Mine warfare vessels

ROKN flag Kang jim class coastal minesweepers (1948)

Twenty-one ex-YMS wooden built minesweepers were transferred to Korea from 1948 to 1956. In Korean service they had the pennants MSC-501 to 521 and they were in part lost during the Korean war (five), and the remainder stricken in 1977.

ROKN flag Ha Dong class coastal minesweepers (1950)

These were former Bluebird class coastal minesweepers, eight ships built by Peterson in the Wisconsin, specially for MAP transfers. They were transferred 1958-1975 renamed MSC-522-530 abd wooden built with non magnetic fittings. Still in service in the 1990s. Also a single ship, MSB-2 renamed Pi Bong, minesweeping boat was purchased in 1975 and discarded in 1982, mostly for test purposes.

ROKN flag Kang Keong class minehunters (1986)

ROKS Yangyang
These were the first modern minehunter built in Korea. The class was named KangKeong meaning “swallow”. In all, six ships of 520 tonnes FL were ordered to Kangam Shb. yard, and their design was largely based on the Italian Lerici type. Designing the prototype took time, so much so that the ROKS Kangkeong was two years late, in service by December 1986 and all the other five were completed after the end of the cold war, although plans included ten more. The last was commissioned in April 1994.
They were fitted with two Graymarine Pluto submersibles and GEC-Marconi 193M Mod 1 sonar and Racam-Decca MAINS spotting gear and a GRP hull. They also had a bow thuster for agility. Some authors argues they “plagiarized” the Italian design without official licence.

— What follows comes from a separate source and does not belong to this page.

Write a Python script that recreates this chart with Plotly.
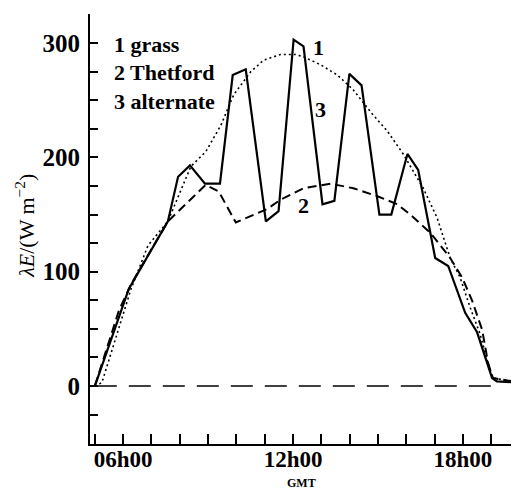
import plotly.graph_objects as go

# --- data (hours GMT, latent heat flux W m^-2) ---
grass_h = [5.0, 6.2, 7.58, 7.94, 8.36, 8.89, 9.42, 9.87, 10.33, 11.04, 11.49, 12.02, 12.37,
           13.04, 13.46, 13.99, 14.42, 15.05, 15.47, 16.04, 16.42, 17.02, 17.48, 18.08,
           18.5, 19.03, 19.2, 20.0]
grass_v = [0, 85, 144, 183, 193, 177, 177, 272, 277, 144, 153, 303, 297,
           159, 162, 273, 263, 150, 150, 203, 189, 112, 105, 64,
           47, 7, 4, 3]

thetford_h = [5.0, 5.85, 6.3, 7.58, 8.92, 9.38, 9.98, 11.1, 11.56, 12.37, 13.32, 14.13,
              14.98, 15.68, 16.14, 16.85, 17.55, 17.97, 18.32, 18.68, 18.89, 19.06, 20.0]
thetford_v = [0, 66, 90, 144, 176, 170, 143, 155, 163, 173, 177, 173,
              166, 159, 150, 134, 112, 95, 75, 49, 20, 7, 3]

alternate_h = [5.0, 5.25, 6.28, 6.88, 7.58, 8.39, 8.92, 9.45, 9.91, 10.51, 10.96, 11.56,
               12.09, 12.37, 12.97, 13.57, 14.13, 14.73, 15.33, 15.89, 16.6, 17.09,
               17.55, 17.9, 18.25, 18.6, 18.85, 19.06, 20.0]
alternate_v = [0, 3, 85, 123, 144, 192, 205, 228, 255, 275, 285, 290,
               290, 288, 281, 272, 259, 240, 223, 203, 173, 147,
               112, 95, 69, 46, 23, 7, 3]

zero_h = [5.0, 19.0]
zero_v = [0, 0]

x_tickvals = [6, 12, 18]
x_ticktext = ["06h00", "12h00", "18h00"]
y_tickvals = [0, 100, 200, 300]
y_ticktext = ["0", "100", "200", "300"]

legend_lines = ["1 grass", "2 Thetford", "3 alternate"]
legend_y = [299, 274, 249]

FONT = "Liberation Serif"

fig = go.Figure()
fig.add_trace(go.Scatter(x=zero_h, y=zero_v, mode="lines",
                         line=dict(color="black", width=1.5, dash="22px,12px")))
fig.add_trace(go.Scatter(x=alternate_h, y=alternate_v, mode="lines",
                         line=dict(color="black", width=1.6, dash="2px,3px")))
fig.add_trace(go.Scatter(x=thetford_h, y=thetford_v, mode="lines",
                         line=dict(color="black", width=2, dash="9px,5px")))
fig.add_trace(go.Scatter(x=grass_h, y=grass_v, mode="lines",
                         line=dict(color="black", width=2.2)))

for txt, yv in zip(legend_lines, legend_y):
    fig.add_annotation(x=5.6, y=yv, text="<b>" + txt + "</b>", showarrow=False,
                       xanchor="left", yanchor="middle",
                       font=dict(family=FONT, size=22, color="black"))

for txt, xv, yv in [("1", 12.9, 296), ("3", 12.97, 242), ("2", 12.37, 158)]:
    fig.add_annotation(x=xv, y=yv, text="<b>" + txt + "</b>", showarrow=False,
                       font=dict(family=FONT, size=22, color="black"))

fig.add_annotation(xref="paper", yref="paper", x=-0.152, y=0.507,
                   xanchor="center", yanchor="middle",
                   text="<i>λE</i>/(W m<sup>−2</sup>)", textangle=-90, showarrow=False,
                   font=dict(family=FONT, size=22, color="black"))
fig.add_annotation(xref="paper", yref="paper", x=0.494, y=-0.09,
                   xanchor="center", yanchor="middle",
                   text="<b>GMT</b>", showarrow=False,
                   font=dict(family=FONT, size=12, color="black"))

# page has an 8px body margin: figure is sized/offset to place the plot area at
# x 90..519, y 14..444 in the 519x490 window
fig.update_layout(
    width=511, height=482,
    margin=dict(l=82, r=0, t=6, b=46, autoexpand=False),
    paper_bgcolor="white", plot_bgcolor="white",
    showlegend=False,
    font=dict(family=FONT, color="black"),
    xaxis=dict(range=[4.83, 19.98], showgrid=False, zeroline=False, showline=True,
               linecolor="black", linewidth=2, ticks="inside", ticklen=10, tickwidth=1.5,
               tickcolor="black", tickvals=x_tickvals, ticktext=x_ticktext,
               minor=dict(ticks="inside", ticklen=10, tickwidth=1.5, tickcolor="black",
                          tick0=0, dtick=1, showgrid=False),
               tickfont=dict(family=FONT, size=23, color="black", weight="bold"),
               ticklabelstandoff=-7),
    yaxis=dict(range=[-50.7, 325.4], showgrid=False, zeroline=False, showline=True,
               linecolor="black", linewidth=2, ticks="inside", ticklen=8, tickwidth=1.5,
               tickcolor="black", tickvals=y_tickvals, ticktext=y_ticktext,
               minor=dict(ticks="inside", ticklen=8, tickwidth=1.5, tickcolor="black",
                          tick0=0, dtick=25, showgrid=False),
               tickfont=dict(family=FONT, size=25, color="black", weight="bold"),
               ticklabelstandoff=3),
)

fig.write_html("out.html")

In 1991 Hyundai was ordered a study for a new class of large and fast minelayers and the design was completed in 1993 with an expected order in 1994 which never came. The ship was 3300 tonnes FL as protected, 104 m long (340ft 6in), armed with Breda guns (76 and 40 mm), 324 mm ASW TTs and an helicopter but no hangar, twin rudders and fin stabilisers.


ROKN flag Cold war amphibious ships

Tae Cho class LSM (1955)

Former Landing ship, medium of the USN, twelve in all, built in 1944-45 and transferred by batches. The first four in 1955 and the rest in 1956. Two were former French Indochina vessels. After the usual period of leasing they were purchased in 1974 but one, scrapped in 1963 (Tok To). Pung To served as a mine warfare HQ, fitted with facilities and mine rails, named LSML, oothers were denominated LSM. To Cho, Tyo To and Ka Tok were stricken in 1972, Pung To in 1984, the others survived in the 1990s, now all scrapped or in reserve.

Kyong Nam class APD (1959)

These six vessels were nominally high speed transports (APD) started as destroyer escorts in 1943-45 and acquired in 1959, 1966 (two) and 1967 (three). They were renamed Kyong Nam, Ah San, Ung po, Kyng Puk, Jonham, chi Ju. Originally rated as gunbaost (PPG) they were modified and renamed APD in 1972 and were fitted to carry 162 troops and four LCVPs. They existed in two configurations with high and low bridge and fitted with tripod masts. Definitive purchase occured in 1974 and they were all stricken in the late 1980s.

Chung Jin class LSSL (1955)

Landing Ship Special, Light – The serie comprised the Chung Jin, Yung Hung Man, Kang Chwa Man, Po Song Man, Yong Il Man transferred in the 1950s and used as gunboats. They were decommissioned in the 1960s. They were used as gunboats.

Si Hung class LSMR class LSSL (1955)

A unique ship denominated LSMR 311, former USS Joseph River (LSMR 527) transferred on ROKN on 15 September 1960 and redesignated LSMR 650, stricken in 1987.

Mulkae class LCU (1966)

Landing ship Utility. Mulkae 71 was the ex LCU-531, transferred in 1966. This vessel was followed by Mulkae 72-78, copies built in South Korea in 1979. They were still in service in the 1990s. It should be added that ten ex-LCM(8) were also transferred in Sept. 1978. New names and fate unknown. Added to this, ten LCM(8) were also transferred in September 1978, still active in the 1990s.